A method of providing financial advice to a client that provides
sufficient confidence that their goals will be achieved or exceeded but
that avoids excessive sacrifice to the client's current or future
lifestyle and avoids investment risk that is not needed to provide
sufficient confidence of the goals a client personally values. The method
comprises obtaining typical client background information, as well as a
list of investment goals, and ideal and acceptable values in dollar
amounts and timing for each goal. The client is then asked to provide
their preferences for each goal on the list compared to each other goal
in the list, wherein the client's preference is expressed in terms of the
price, in money or time, that the client is willing to pay in one goal to
achieve another goal or a greater amount or sooner timing of other goals
on the list. A matrix can be used to express these value contrasts.
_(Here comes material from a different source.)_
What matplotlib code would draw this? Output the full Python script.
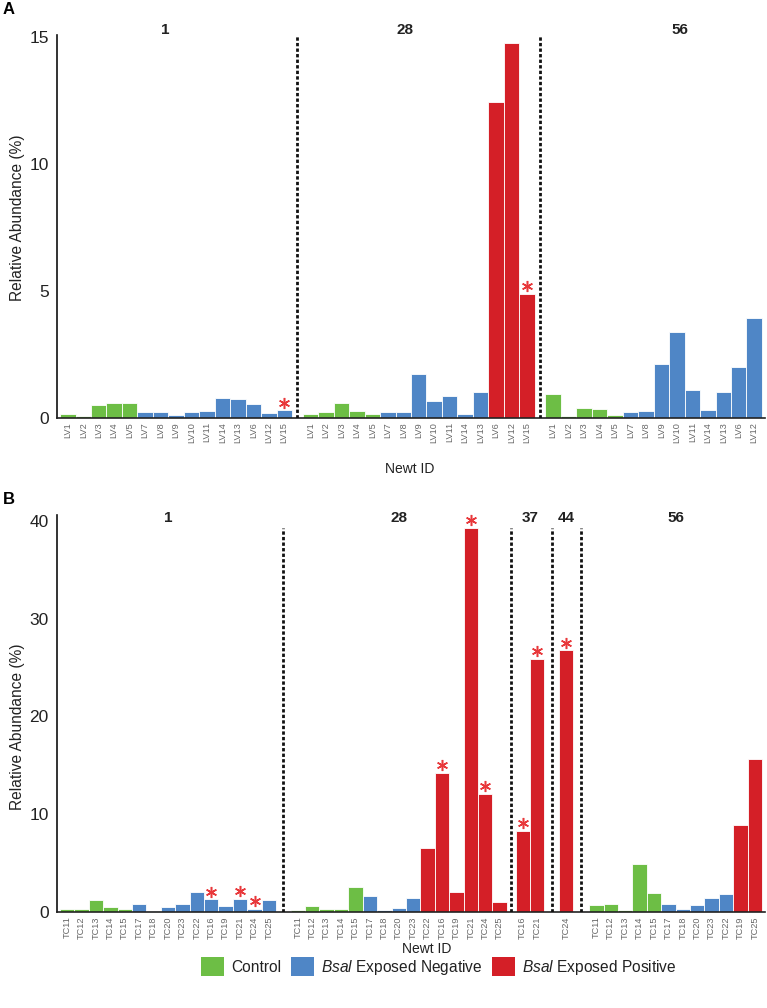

A
recommendation is then created using the portfolio value, and the client
goal preferences and the ideal and acceptable values of goals, by
simulating models of the relevant capital markets and investing
exclusively in passive investment alternatives to avoid the risk of
potential material underperformance of active investments under the
premise of avoiding investment risk that is not needed to confidently buy
the client the goals they personally value. The recommendation may
include a range of portfolio values over their life or time horizon
within which the client's portfolio should remain in order to ensure the
recommendation remains within a "comfort zone", which represents
sufficient confidence that the client's goals will be achieved while
avoiding excessive current sacrifice. Periodic monitoring of the
recommendation is also performed to capture changes to the client's goals
and actual portfolio values based on the results of the capital markets.
Appropriate changes to the recommendation can then be made to ensure that
the recommendation remains within the "comfort zone".